Repeat the material below word for word and leave out all pictures.
┌─ Data provided
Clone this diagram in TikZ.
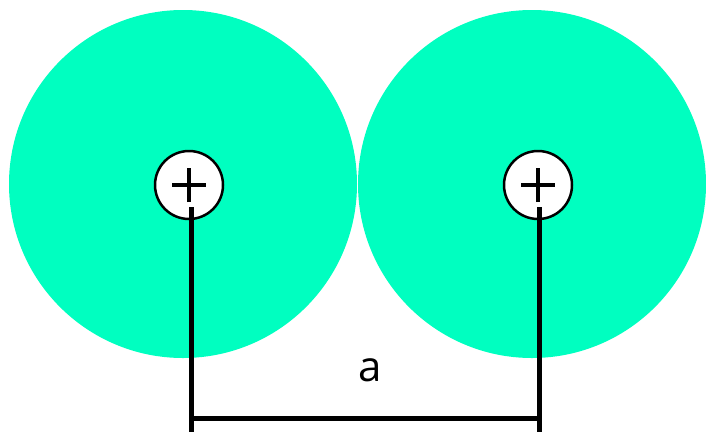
\documentclass[tikz,border=0pt]{standalone}
\usepackage{fontspec}
\setmainfont{Open Sans}
\definecolor{atomgreen}{RGB}{0,255,192}
\begin{document}
\begin{tikzpicture}[x=1pt,y=-1pt,
  cloud/.style={circle,fill=atomgreen,minimum size=348pt,inner sep=0pt},
  nucleus/.style={circle,draw=black,line width=2.5pt,fill=white,minimum size=68pt,inner sep=0pt},
  bond/.style={line width=5pt}]
\useasboundingbox (0,0) rectangle (706,432);
\node[cloud] (c1) at (183,184) {};
\node[cloud] (c2) at (532,184) {};
\node[nucleus] (n1) at (189,185) {};
\node[nucleus] (n2) at (538,185) {};
\draw[line width=4pt] ([xshift=-17pt]n1.center) -- ([xshift=17pt]n1.center)
  ([yshift=-17pt]n1.center) -- ([yshift=17pt]n1.center);
\draw[line width=4pt] ([xshift=-17pt]n2.center) -- ([xshift=17pt]n2.center)
  ([yshift=-17pt]n2.center) -- ([yshift=17pt]n2.center);
\coordinate (b1) at (191,432);
\coordinate (b2) at (539,432);
\coordinate (t1) at (191,207);
\coordinate (t2) at (539,207);
\draw[bond] (t1) -- (b1);
\draw[bond] (t2) -- (b2);
\draw[bond] (t1|-0,418) -- (t2|-0,418);
\node[font=\fontsize{42}{50}\selectfont] (a) at (370,370) {a};
\end{tikzpicture}
\end{document}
└─
** Solved problem **
Clone this diagram in TikZ.
\documentclass[tikz,border=0pt]{standalone}
\usepackage{fontspec}
\setmainfont{Open Sans}
\definecolor{atomgreen}{RGB}{0,255,192}
\begin{document}
\begin{tikzpicture}[x=1pt,y=-1pt,
  cloud/.style={circle,fill=atomgreen,minimum size=348pt,inner sep=0pt},
  nucleus/.style={circle,draw=black,line width=2.5pt,fill=white,minimum size=68pt,inner sep=0pt},
  bond/.style={line width=5pt}]
\useasboundingbox (0,0) rectangle (706,432);
\node[cloud] (c1) at (183,184) {};
\node[cloud] (c2) at (532,184) {};
\node[nucleus] (n1) at (189,185) {};
\node[nucleus] (n2) at (538,185) {};
\draw[line width=4pt] ([xshift=-17pt]n1.center) -- ([xshift=17pt]n1.center)
  ([yshift=-17pt]n1.center) -- ([yshift=17pt]n1.center);
\draw[line width=4pt] ([xshift=-17pt]n2.center) -- ([xshift=17pt]n2.center)
  ([yshift=-17pt]n2.center) -- ([yshift=17pt]n2.center);
\coordinate (b1) at (191,432);
\coordinate (b2) at (539,432);
\coordinate (t1) at (191,207);
\coordinate (t2) at (539,207);
\draw[bond] (t1) -- (b1);
\draw[bond] (t2) -- (b2);
\draw[bond] (t1|-0,418) -- (t2|-0,418);
\node[font=\fontsize{42}{50}\selectfont] (a) at (370,370) {a};
\end{tikzpicture}
\end{document}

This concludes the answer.